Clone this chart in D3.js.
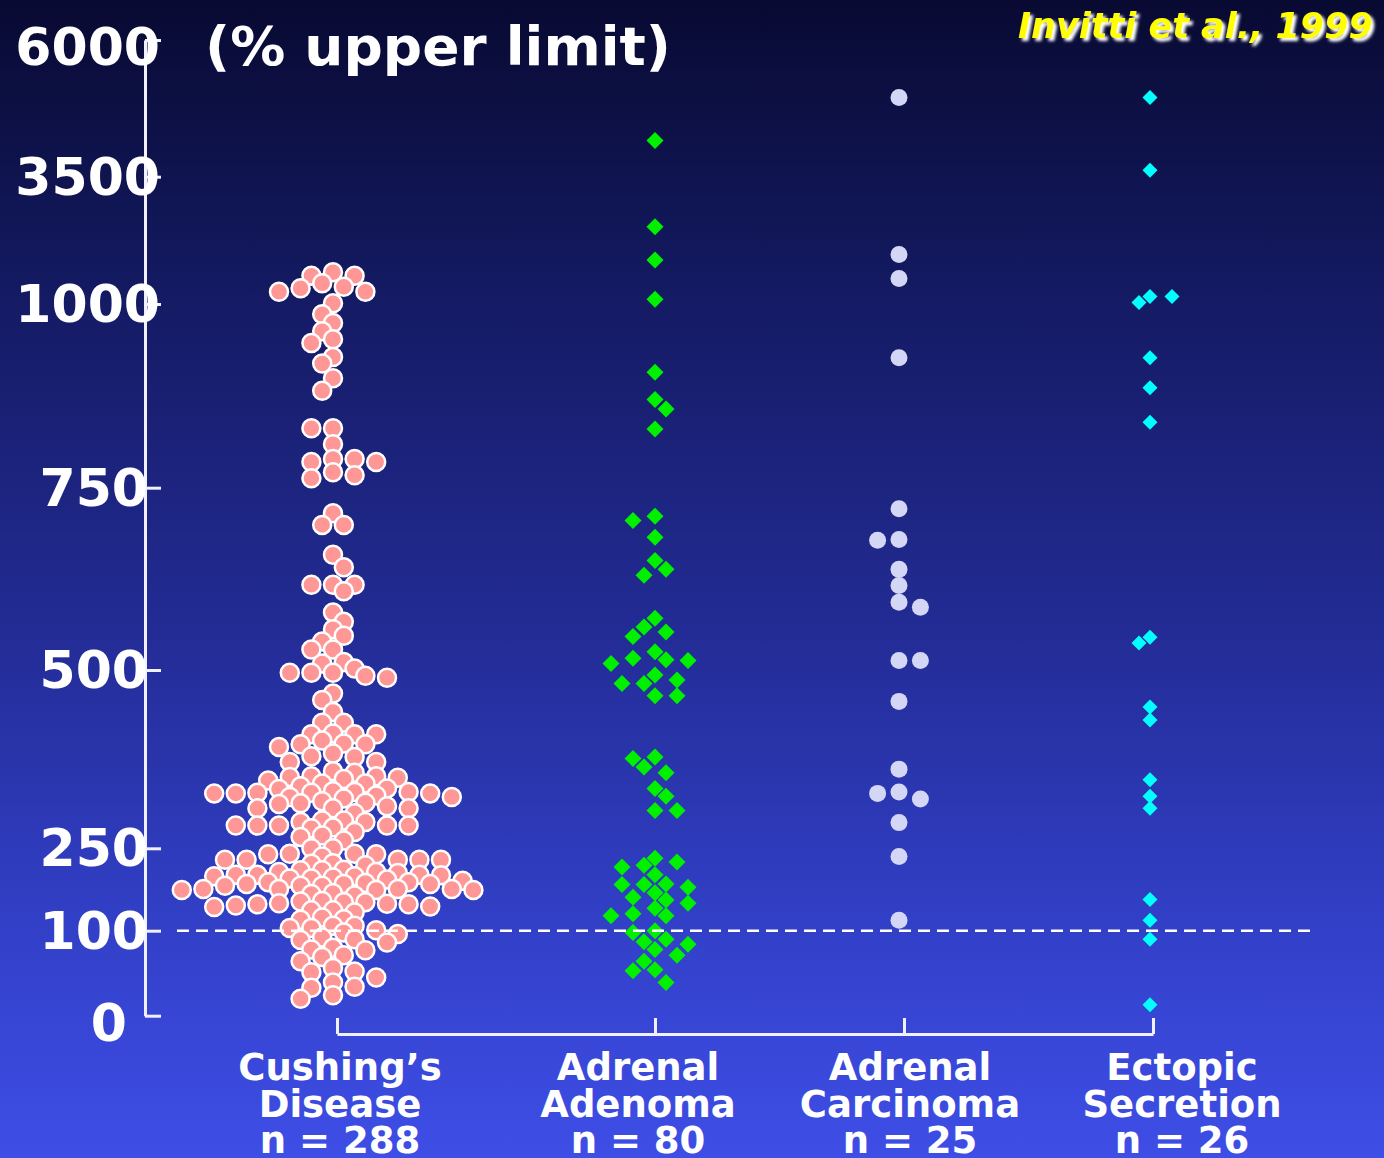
<!DOCTYPE html>
<html>
<head>
<meta charset="utf-8">
<script src="https://cdn.jsdelivr.net/npm/d3@7"></script>
<style>
html,body{margin:0;padding:0;background:#0a0b36;}
svg{display:block}
text{font-family:Verdana,"DejaVu Sans",sans-serif;font-weight:bold;fill:#fff;}
</style>
</head>
<body>
<svg id="chart" width="1384" height="1158"></svg>
<script>
// ---------------- data ----------------
const groups = ["Cushing’s Disease", "Adrenal Adenoma", "Adrenal Carcinoma", "Ectopic Secretion"];
const groupLabels = [
  ["Cushing’s", "Disease", "n = 288"],
  ["Adrenal", "Adenoma", "n = 80"],
  ["Adrenal", "Carcinoma", "n = 25"],
  ["Ectopic", "Secretion", "n = 26"]
];
const yTicks = [0, 100, 250, 500, 750, 1000, 3500, 6000];
const yTitle = "(% upper limit)";
const citation = "Invitti et al., 1999";
const upperLimit = 100;

const cushing = [
  1622,1556,1556,1407,1340,1308,1242,1242,1014,986,974,963,952,947,928,919,899,882,
  831,831,809,789,789,785,785,771,767,763,715,699,699,
  658,641,617,617,617,608,579,566,556,547,539,528,528,511,509,502,496,496,496,492,489,467,458,441,426,426,
  411,410,410,410,401,397,396,396,392,383,379,378,371,371,358,356,351,351,350,349,347,345,341,341,337,334,333,
  330,329,329,328,328,327,327,327,324,322,322,320,316,314,313,312,309,306,306,306,299,289,289,287,287,
  282,282,282,282,282,279,278,273,268,266,261,250,250,240,240,239,239,235,229,229,229,229,229,
  223,222,219,211,210,210,207,207,205,202,202,202,201,199,199,197,195,195,193,191,188,188,187,185,185,185,
  182,182,182,176,176,176,176,174,174,174,168,167,164,
  154,153,152,152,150,149,148,148,146,144,143,137,137,133,124,121,120,109,109,105,105,101,98,96,92,90,89,86,
  80,78,77,71,69,64,56,52,51,45,39,34,33,24,20
];
const adenoma = [
  4160,2518,1864,1092,907,870,857,830,711,705,682,650,638,630,571,559,552,546,525,516,514,509,513,
  493,486,481,481,464,464,376,378,364,356,334,323,303,303,232,225,219,216,202,184,184,185,179,169,
  161,156,150,141,131,127,127,100,98,90,87,84,78,71,64,54,53,39
];
const carcinoma = [4950,1970,1500,927,721,678,679,638,616,593,586,513,513,456,361,327,329,319,286,235,119];
const ectopic = [4950,3620,1149,1029,1149,927,886,839,545,537,448,430,346,323,306,157,119,90,13];

// ---------------- layout ----------------
const W = 1384, H = 1158;
const svg = d3.select("#chart");
const defs = svg.append("defs");

const grad = defs.append("linearGradient").attr("id", "bg")
  .attr("x1", 0).attr("y1", 0).attr("x2", 0).attr("y2", 1);
[[0, "#080a32"], [0.25, "#141a62"], [0.55, "#232c96"], [0.8, "#3240c8"], [1, "#3e4ee6"]]
  .forEach(([o, c]) => grad.append("stop").attr("offset", o).attr("stop-color", c));

const filt = defs.append("filter").attr("id", "shadow")
  .attr("x", "-10%").attr("y", "-40%").attr("width", "130%").attr("height", "200%");
filt.append("feGaussianBlur").attr("in", "SourceAlpha").attr("stdDeviation", 1.6).attr("result", "b");
filt.append("feOffset").attr("in", "b").attr("dx", 3).attr("dy", 3).attr("result", "o");
filt.append("feFlood").attr("flood-color", "#ffffff").attr("result", "f");
filt.append("feComposite").attr("in", "f").attr("in2", "o").attr("operator", "in").attr("result", "s");
const fm = filt.append("feMerge");
fm.append("feMergeNode").attr("in", "s");
fm.append("feMergeNode").attr("in", "SourceGraphic");

svg.append("rect").attr("width", W).attr("height", H).attr("fill", "url(#bg)");

// scales
const y = d3.scaleLinear().domain(yTicks)
  .range([1015.7, 930.7, 848.3, 670, 487.7, 304, 176.7, 40]);
const xTick = d3.scaleOrdinal().domain(groups).range([337, 655, 904, 1153]);
const xCol = d3.scaleOrdinal().domain(groups).range([333, 655, 899, 1150]);
const xLab = d3.scaleOrdinal().domain(groups).range([340, 638, 910, 1182]);

// y axis
const yAxisG = svg.append("g").attr("transform", "translate(145,0)")
  .call(d3.axisRight(y).tickValues(yTicks).tickSize(16).tickSizeOuter(0).tickFormat(""));
yAxisG.selectAll("path,line").attr("stroke", "#f0f0ff").attr("stroke-width", 3);

const tickRight = {4: 160, 3: 148, 1: 127};
svg.append("g").selectAll("text").data(yTicks).join("text")
  .attr("x", d => tickRight[String(d).length])
  .attr("y", (d, i) => y(d) + 18 + ((i === 0 || i === yTicks.length - 1) ? 7 : 0))
  .attr("text-anchor", "end")
  .attr("font-size", 52)
  .text(d => d);

svg.append("text").attr("x", 205).attr("y", 65).attr("font-size", 53)
  .attr("textLength", 466).attr("lengthAdjust", "spacingAndGlyphs")
  .text(yTitle);

svg.append("text").attr("x", 1018).attr("y", 38)
  .attr("font-size", 35).attr("font-style", "italic")
  .style("fill", "#ffff00")
  .style("font-family", "'Comic Sans MS','DejaVu Sans',sans-serif")
  .attr("filter", "url(#shadow)")
  .text(citation);

// x axis
const xAxisG = svg.append("g").attr("transform", "translate(0,1034)")
  .call(d3.axisBottom(xTick).tickSizeInner(-16).tickSizeOuter(0).tickFormat(""));
xAxisG.selectAll("path,line").attr("stroke", "#f0f0ff").attr("stroke-width", 3);

const labG = svg.append("g");
groups.forEach((g, i) => {
  const t = labG.append("text").attr("text-anchor", "middle").attr("font-size", 37);
  groupLabels[i].forEach((line, j) => {
    t.append("tspan").attr("x", xLab(g)).attr("y", 1080 + j * 36.7).text(line);
  });
});

// swarm layout
function swarm(values, cx, step, minDist) {
  const pts = values.map((v, i) => ({v, i, y: y(v)})).sort((a, b) => b.v - a.v);
  const placed = [];
  const md2 = minDist * minDist;
  for (const p of pts) {
    for (let k = 0; k < 200; k++) {
      const sgn = ((k + p.i) % 2) ? 1 : -1;
      const off = k === 0 ? 0 : sgn * Math.ceil(k / 2) * step;
      const x = cx + off;
      let ok = true;
      for (const q of placed) {
        const dx = q.x - x, dy = q.y - p.y;
        if (dx * dx + dy * dy < md2) { ok = false; break; }
      }
      if (ok) { p.x = x; placed.push(p); break; }
    }
  }
  return placed;
}

const diamond = s => `M0,${-s}L${s},0L0,${s}L${-s},0Z`;

const series = [
  {g: groups[0], values: cushing, shape: "circle", size: 9, fill: "#ff9797", stroke: "#ffffff", sw: 2.5, step: 10.8, md: 12.5},
  {g: groups[1], values: adenoma, shape: "diamond", size: 8.5, fill: "#00f000", stroke: "none", sw: 0, step: 11, md: 13},
  {g: groups[2], values: carcinoma, shape: "circle", size: 8.5, fill: "#d4d6f6", stroke: "none", sw: 0, step: 10.7, md: 15},
  {g: groups[3], values: ectopic, shape: "diamond", size: 7.5, fill: "#00ffff", stroke: "none", sw: 0, step: 11, md: 12}
];

series.forEach(s => {
  const pts = swarm(s.values, xCol(s.g), s.step, s.md);
  const gg = svg.append("g");
  if (s.shape === "circle") {
    gg.selectAll("circle").data(pts).join("circle")
      .attr("cx", d => d.x).attr("cy", d => d.y).attr("r", s.size)
      .attr("fill", s.fill).attr("stroke", s.stroke).attr("stroke-width", s.sw);
  } else {
    gg.selectAll("path").data(pts).join("path")
      .attr("transform", d => `translate(${d.x},${d.y})`)
      .attr("d", diamond(s.size)).attr("fill", s.fill);
  }
});

// upper limit dashed line
svg.append("line")
  .attr("x1", 177).attr("x2", 1310)
  .attr("y1", y(upperLimit)).attr("y2", y(upperLimit))
  .attr("stroke", "#ffffff").attr("stroke-width", 2.5)
  .attr("stroke-dasharray", "12,7");
</script>
</body>
</html>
_ _ _ _ _ _ _
GOAL -> Skip the pictures, please, and transcribe only the lines from the beginning of the material through the one that contains "const upperLimit = 100;".

TASK SOLUTION ->
Clone this chart in D3.js.
<!DOCTYPE html>
<html>
<head>
<meta charset="utf-8">
<script src="https://cdn.jsdelivr.net/npm/d3@7"></script>
<style>
html,body{margin:0;padding:0;background:#0a0b36;}
svg{display:block}
text{font-family:Verdana,"DejaVu Sans",sans-serif;font-weight:bold;fill:#fff;}
</style>
</head>
<body>
<svg id="chart" width="1384" height="1158"></svg>
<script>
// ---------------- data ----------------
const groups = ["Cushing’s Disease", "Adrenal Adenoma", "Adrenal Carcinoma", "Ectopic Secretion"];
const groupLabels = [
  ["Cushing’s", "Disease", "n = 288"],
  ["Adrenal", "Adenoma", "n = 80"],
  ["Adrenal", "Carcinoma", "n = 25"],
  ["Ectopic", "Secretion", "n = 26"]
];
const yTicks = [0, 100, 250, 500, 750, 1000, 3500, 6000];
const yTitle = "(% upper limit)";
const citation = "Invitti et al., 1999";
const upperLimit = 100;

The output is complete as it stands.